Cet article du Figaro explique très bien le processus et la réalité mathématique. Il donne des exemples très concrets sur les frais que les patients doivent à présent acquitter. A ce titre, le cas de l’opération de la prostate est édifiant. Facturée 3.300 €, elle était prise en charge intégralement avant la réforme Touraine. Désormais, le patient doit débourser 1.644,56 €. Même conséquence pour une consultation chez le gynécologue ou un rhumatologue, le patient doit fouiller bien au fond de ses poches pour se soigner.

Cette réformette de l’APL prend le même chemin. La suppression de l’aide au logement n’aura aucun impact positif sur le montant des loyers. Le locataire qui jouait déjà les équilibristes, avant la réforme de l’APL, risque de se retrouver à la rue s’il ne peut plus honorer son loyer. Mais ça, le gouvernement n’en a cure. Dans un cas comme dans l’autre (réforme sur les frais de santé et APL), ce gouvernement commet des fautes de gestion impardonnables qui risquent de créer un désastre social sans précédent.

Conclusion

Derrière les conséquences de cette pseudo-réforme de l’APL qui, rappelons-le, touche 80.000 foyers de plein fouet, se cache un problème beaucoup plus grave. Le vrai scandale réside dans le fait que ce gouvernement ne dispose d’aucune politique viable pour faire du logement une priorité nationale.

Un jour, il sera nécessaire de s’affranchir des postures électorales et de prendre la question du logement à bras-le-corps afin d’enrayer la cherté de l’immobilier en France en remettant tout à plat. Avec pour objectif de définir la place que doit vraiment occuper le logement dans notre société. Un produit de luxe réservé à certains ou un besoin fondamental qui doit permettre aux citoyens de vivre dignement, sans devenir des esclaves modernes s’épuisant à la tâche afin de payer un loyer ou un crédit exorbitant pour occuper un logement tout à fait quelconque.

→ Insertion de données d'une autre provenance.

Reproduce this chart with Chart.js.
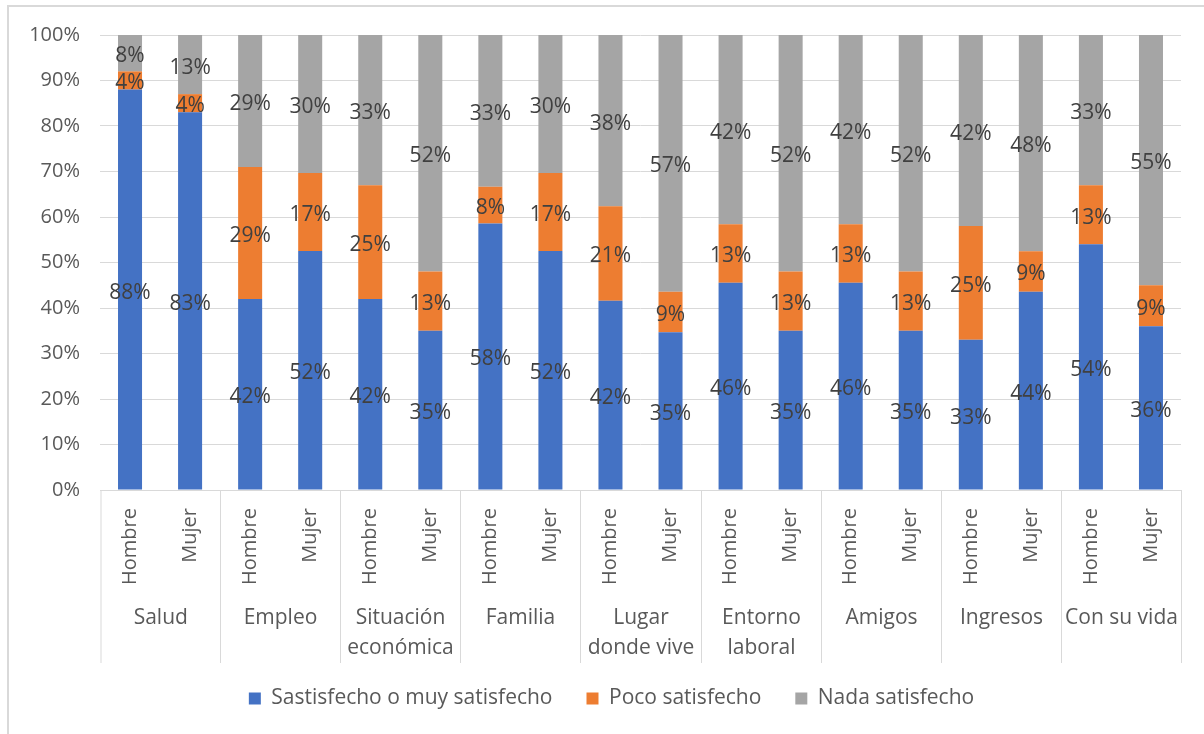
<!DOCTYPE html>
<html>
<head>
<meta charset="utf-8">
<script src="https://cdn.jsdelivr.net/npm/chart.js@4.4.1/dist/chart.umd.min.js"></script>
<style>
  html, body { margin: 0; padding: 0; background: #ffffff; }
  #wrap { position: relative; width: 1204px; height: 734px; }
</style>
</head>
<body>
<div id="wrap"><canvas id="chart" width="1204" height="734"></canvas></div>
<script>
// Outer categories (multi-line where the label wraps) and the two bars in each
const groups = [
  ['Salud'], ['Empleo'], ['Situación', 'económica'], ['Familia'],
  ['Lugar', 'donde vive'], ['Entorno', 'laboral'], ['Amigos'], ['Ingresos'], ['Con su vida']
];
const genders = ['Hombre', 'Mujer'];

// Legend names of the three stacked series
const seriesNames = ['Sastisfecho o muy satisfecho', 'Poco satisfecho', 'Nada satisfecho'];

// Percentages per bar, in order: Salud-Hombre, Salud-Mujer, Empleo-Hombre, ...
const satisfecho = [88, 83, 42, 52, 42, 35, 58, 52, 42, 35, 46, 35, 46, 35, 33, 44, 54, 36];
const poco       = [ 4,  4, 29, 17, 25, 13,  8, 17, 21,  9, 13, 13, 13, 13, 25,  9, 13,  9];
const nada       = [ 8, 13, 29, 30, 33, 52, 33, 30, 38, 57, 42, 52, 42, 52, 42, 48, 33, 55];

// Value axis ticks
const yTicks = [0, 10, 20, 30, 40, 50, 60, 70, 80, 90, 100];

const seriesColors = ['#4472C4', '#ED7D31', '#A5A5A5'];
const FONT = '"Open Sans", "Noto Sans", sans-serif';

const barLabels = [];
groups.forEach(() => genders.forEach(g => barLabels.push(g)));

// 100% stacked: each bar is scaled to its own total
const raw = [satisfecho, poco, nada];
const totals = satisfecho.map((_, i) => raw.reduce((s, arr) => s + arr[i], 0));

const datasets = raw.map((arr, k) => ({
  label: seriesNames[k],
  data: arr.map((v, i) => v / totals[i] * 100),
  shown: arr,
  backgroundColor: seriesColors[k],
  borderWidth: 0,
  barPercentage: 0.4,
  categoryPercentage: 1.0
}));

// Frame lines around the chart
const frame = {
  id: 'frame',
  beforeDraw(chart) {
    const ctx = chart.ctx;
    ctx.save();
    ctx.strokeStyle = '#d9d9d9';
    ctx.lineWidth = 2;
    ctx.beginPath();
    ctx.moveTo(8, 740);
    ctx.lineTo(8, 6);
    ctx.lineTo(1210, 6);
    ctx.stroke();
    ctx.restore();
  }
};

// The frame extends past the right edge, so the legend sits centred on the frame
const legendShift = {
  id: 'legendShift',
  afterLayout(chart) {
    if (chart.legend) {
      chart.legend.left += 16;
      chart.legend.right += 16;
    }
  }
};

// Percentage text in the middle of each segment
const segmentLabels = {
  id: 'segmentLabels',
  afterDatasetsDraw(chart) {
    const ctx = chart.ctx;
    ctx.save();
    ctx.font = '21px ' + FONT;
    ctx.fillStyle = '#404040';
    ctx.textAlign = 'center';
    ctx.textBaseline = 'middle';
    chart.data.datasets.forEach((ds, di) => {
      const meta = chart.getDatasetMeta(di);
      meta.data.forEach((bar, i) => {
        const p = bar.getProps(['x', 'y', 'base'], true);
        ctx.fillText(ds.shown[i] + '%', p.x, (p.y + p.base) / 2 + 3);
      });
    });
    ctx.restore();
  }
};

// Second level of the category axis: group separators and group names
const groupAxis = {
  id: 'groupAxis',
  afterDraw(chart) {
    const xs = chart.scales.x;
    const area = chart.chartArea;
    const ctx = chart.ctx;
    const edges = [area.left + 1];
    for (let g = 1; g < groups.length; g++) {
      edges.push(Math.round((xs.getPixelForValue(2 * g - 1) + xs.getPixelForValue(2 * g)) / 2) + 0.5);
    }
    edges.push(area.right + 0.5);
    ctx.save();
    ctx.strokeStyle = '#d9d9d9';
    ctx.lineWidth = 1;
    ctx.beginPath();
    edges.forEach(x => {
      ctx.moveTo(x, xs.top);
      ctx.lineTo(x, xs.top + 173);
    });
    ctx.stroke();
    ctx.font = '21px ' + FONT;
    ctx.fillStyle = '#595959';
    ctx.textAlign = 'center';
    ctx.textBaseline = 'middle';
    groups.forEach((lines, g) => {
      const cx = (edges[g] + edges[g + 1]) / 2;
      lines.forEach((t, k) => ctx.fillText(t, cx, xs.top + 128 + k * 30));
    });
    ctx.restore();
  }
};

new Chart(document.getElementById('chart'), {
  type: 'bar',
  data: { labels: barLabels, datasets },
  plugins: [frame, legendShift, segmentLabels, groupAxis],
  options: {
    responsive: false,
    animation: false,
    layout: { padding: { left: 10, right: 23, top: 35, bottom: 15 } },
    scales: {
      x: {
        stacked: true,
        grid: { display: false },
        border: { display: true, color: '#d9d9d9', width: 1 },
        ticks: {
          minRotation: 90, maxRotation: 90, autoSkip: false, padding: 10,
          color: '#595959', font: { size: 20, family: FONT }
        },
        afterFit(scale) { scale.height = 164; }
      },
      y: {
        stacked: true,
        min: 0, max: 100,
        afterBuildTicks(scale) { scale.ticks = yTicks.map(v => ({ value: v })); },
        grid: { color: '#d9d9d9', drawTicks: false },
        border: { display: false },
        ticks: {
          padding: 20, color: '#595959', font: { size: 20, family: FONT },
          callback: v => v + '%'
        },
        afterFit(scale) { scale.width = 90; }
      }
    },
    plugins: {
      legend: {
        position: 'bottom',
        labels: {
          boxWidth: 12, boxHeight: 12, padding: 34,
          color: '#595959', font: { size: 21, family: FONT }
        }
      },
      tooltip: { enabled: false }
    }
  }
});
</script>
</body>
</html>
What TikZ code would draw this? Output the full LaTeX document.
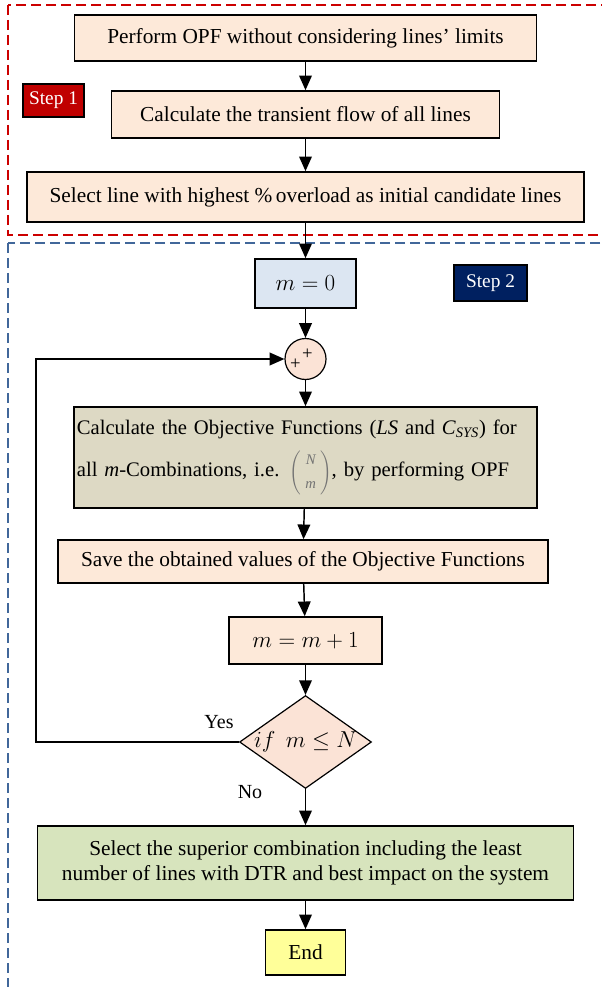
\documentclass[tikz,border=0pt]{standalone}
\usepackage{amsmath,amssymb}
\usepackage{fontspec}
\setmainfont{Liberation Serif}
\usepackage{xcolor}
\definecolor{clPeach}{HTML}{FDE9D9}
\definecolor{clDiamond}{HTML}{FBE3D6}
\definecolor{clStart}{HTML}{DCE6F2}
\definecolor{clObjective}{HTML}{DDD9C4}
\definecolor{clSelect}{HTML}{D7E4BD}
\definecolor{clEnd}{HTML}{FFFF99}
\definecolor{clStepOne}{HTML}{C00000}
\definecolor{clStepTwo}{HTML}{002060}
\definecolor{clFrameOne}{HTML}{CC0000}
\definecolor{clFrameTwo}{HTML}{41679A}
\usepackage{tikz}
\usetikzlibrary{arrows.meta,shapes.geometric}
\tikzset{
  box/.style={rectangle, draw=black, line width=1.2pt, align=center,
              inner sep=2pt, fill=clPeach, text=black,
              font=\fontsize{16}{19}\selectfont},
  startbox/.style={box, fill=clStart},
  objbox/.style={box, fill=clObjective, align=left, font=\fontsize{15.5}{19}\selectfont},
  selbox/.style={box, fill=clSelect},
  endbox/.style={box, fill=clEnd},
  steplabel/.style={rectangle, draw=black, line width=1pt, text=white,
                    inner sep=1pt, font=\fontsize{14.5}{17}\selectfont},
  sumnode/.style={circle, draw=black, line width=0.9pt, fill=clDiamond,
                  inner sep=0pt, minimum size=30.75pt},
  decision/.style={diamond, aspect=1.42, draw=black, line width=0.9pt, fill=clDiamond,
                   inner sep=0pt, font=\fontsize{16}{19}\selectfont},
  frame/.style={dash pattern=on 7.5pt off 3.75pt, line width=1.5pt},
  flow/.style={-{Triangle[length=11pt,width=9.5pt]}, line width=1.1pt, draw=black},
  branchlabel/.style={font=\fontsize{15}{18}\selectfont, inner sep=1pt},
}
\newcommand{\choosecount}{{\color{black!55}\fontsize{11}{14}\selectfont
  $\left(\begin{array}{@{\;}c@{\;}}\textit{N}\\[4pt]\textit{m}\end{array}\right)$}}

\begin{document}
\begin{tikzpicture}[x=0.75pt,y=-0.75pt]
  \useasboundingbox (0,0) rectangle (602,987);
  \clip (0,0) rectangle (602,987);
  % step frames
  \draw[frame, draw=clFrameOne] (8,5) rectangle (612,235);
  \draw[frame, draw=clFrameTwo] (8,243) rectangle (612,1000);
  % step 1
  \node[box, minimum width=346.5pt, minimum height=34.5pt] (perform) at (305.5,38)
    {Perform OPF without considering lines’ limits};
  \node[box, minimum width=291pt, minimum height=35.25pt] (transient) at (305.5,114.5)
    {Calculate the transient flow of all lines};
  \node[box, minimum width=417.75pt, minimum height=37.5pt] (candidate) at (305.5,197)
    {Select line with highest \%\,overload as initial candidate lines};
  \node[steplabel, fill=clStepOne, minimum width=45.75pt, minimum height=24.75pt] (stepone) at (53.5,100.5) {Step 1};
  % step 2
  \node[startbox, minimum width=75.75pt, minimum height=36.75pt] (mzero) at (305.5,283.5) {$m = 0$};
  \node[steplabel, fill=clStepTwo, minimum width=54.75pt, minimum height=27pt] (steptwo) at (490.5,283) {Step 2};
  \node[sumnode] (sum) at (305.5,359) {};
  \node[font=\fontsize{14}{14}\selectfont, inner sep=0pt] (plusa) at (307.5,354) {+};
  \node[font=\fontsize{14}{14}\selectfont, inner sep=0pt] (plusb) at (295.5,364.5) {+};
  \node[objbox, text width=343pt, minimum height=75.75pt] (objective) at (305.5,457.5)
    {Calculate the Objective Functions (\textit{LS} and \textit{C}\textsubscript{\textit{SYS}}) for\\[8pt]
     all \textit{m}-Combinations, i.e. \choosecount, by performing OPF};
  \node[box, minimum width=367.5pt, minimum height=32.25pt] (save) at (303,561.5)
    {Save the obtained values of the Objective Functions};
  \node[box, minimum width=114.75pt, minimum height=35.25pt] (mplus) at (305.5,640.5) {$m = m + 1$};
  \node[decision, minimum width=98.25pt, minimum height=69pt] (check) at (305.5,742) {$if~~m \leq N$};
  \node[selbox, minimum width=402pt, minimum height=55.5pt] (superior) at (305.5,863)
    {Select the superior combination including the least\\number of lines with DTR and best impact on the system};
  \node[endbox, minimum width=60pt, minimum height=33.75pt] (finish) at (305.5,952.5) {End};
  \node[branchlabel] (yes) at (219,722) {Yes};
  \node[branchlabel] (no) at (250,792) {No};
  \coordinate (loopcorner) at (36,742);
  % connectors
  \draw[flow] (perform) -- (transient);
  \draw[flow] (transient) -- (candidate);
  \draw[flow] (candidate) -- (mzero);
  \draw[flow] (mzero) -- (sum);
  \draw[flow] (sum) -- (objective);
  \draw[flow] (objective) -- (save);
  \draw[flow] (save) -- (mplus);
  \draw[flow] (mplus) -- (check);
  \draw[flow] (check) -- (superior);
  \draw[flow] (superior) -- (finish);
  \draw[flow] (check.west) -- (loopcorner) |- (sum.west);
\end{tikzpicture}
\end{document}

Ce gouvernement se contente d’en faire le moins possible, de passer entre les gouttes et de surfer sur un marché immobilier qui semble en bonne forme. En apparence seulement, car le marché ne se porte pas aussi bien que les illusionnistes voudraient nous le faire croire. Henry-Buzy Cazaux livre dans sa dernière tribune, dans le magazine Capital, une vision très juste et à contre-courant de l’ensemble des acteurs de l’immobilier.

En substance, il évoque :

Encore une fois, il est dans le vrai et ses analyses sonnent juste.

Quant à ce gouvernement, constatant l’échec patent de la réforme de l’APL, il pourra toujours prétexter avoir joué de malchance sur cette question après la guigne du chômage et la poisse de la Santé. Vraiment pas de bol.